The Third Circuit Court of Appeals, in a case of first impression at the Circuit Court level, has determined that a subchapter S corporation tax status is not property of the corporation’s bankruptcy estate. In Majestic Star Casino LLC v. Barden Development Inc. (In re Majestic Star Casino LLC), No. 12-3200, 2013 WL 2162781 (3d. Cir. May 21, 2013), the Court overturned a Delaware bankruptcy court’s determination that a subchapter s corporation tax status was a right under the Internal Revenue Code and therefore constituted estate property under section 541(1) of the Bankruptcy Code.
The case involved a tax strategy used by Barden Development Inc. (“BDI”) to allow its owner to avoid forgiveness of debt tax liabilities resulting from Majestic Star Casino LLC’s (“MSC”) bankruptcy. Its owner and sole shareholder obtained a revocation of BDI’s subchapter S corporation (“S Corp.”) status from the IRS. The debtor, MSC, was a wholly owned qualified subchapter S subsidiary of BDI. As such, the revocation of BDI’s S Corp. status resulted in the revocation of MSC’s S Corp. status, which occurred after it filed for Chapter 11 bankruptcy protection. The result of the revocation shifted the tax liabilities from its owner back to MSC. To avoid this liability, MSC commenced an adversary proceeding seeking a determination that its S Corp. status was property of its bankruptcy estate and that BDI’s revocation resulted in a transfer of this property from MSC’s estate.

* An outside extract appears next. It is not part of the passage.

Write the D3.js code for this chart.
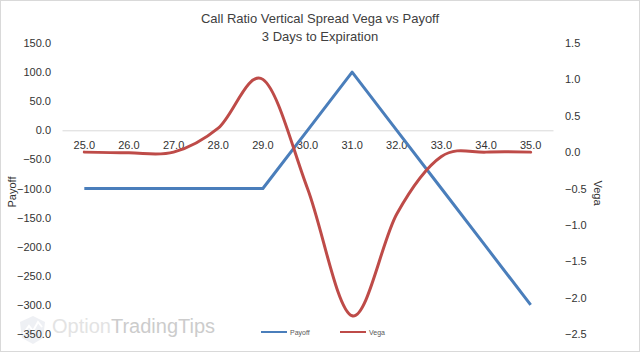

In making this determination, the Court looked at prior case law in other jurisdictions finding that S Corp. status was estate property, because it was the same type of property right as net operating losses (“NOLs”) which are property of a bankrupt corporation’s estate. The Court found this reasoning unpersuasive, because these two property rights were of an entirely different nature. The key difference was that, unlike NOLs, which are finite, vested rights not capable of IRS or shareholder termination or revocation, S Corp. pass through status “…is entirely contingent on the will of the shareholders” and can be terminated at any time “…regardless of how long it has been an S Corp. and whatever its pre-bankruptcy operating history has been.” Id. at *12. Moreover, in the case of a qualified subsidiary S Corp., the Court noted that the case was even weaker because the subsidiary had less control over its status since it relied on the parent’s continued ownership of 100 percent of its stock as well as the parent continuing to maintain its status as an S Corp.
Finally, the Third Circuit noted that even if it could find a property interest in S Corp. status, MSC did not have standing to challenge BDI’s revocation as a third party. Should this happen, the Court reasoned that it would place “remarkable restrictions on the parent,” without any basis to do so in the Internal Revenue Code or Bankruptcy Code. Id. at *16.
The case is significant in that it insulates a parent S Corp. from creditor attacks against its qualified S Corp. subsidiary, thereby shifting pass through tax burdens from the parent’s shareholders to the subsidiary, to the detriment of the subsidiary’s creditors. It also sets a new precedent with respect to the issue of tax status not being estate property, contrary to what other courts previously determined.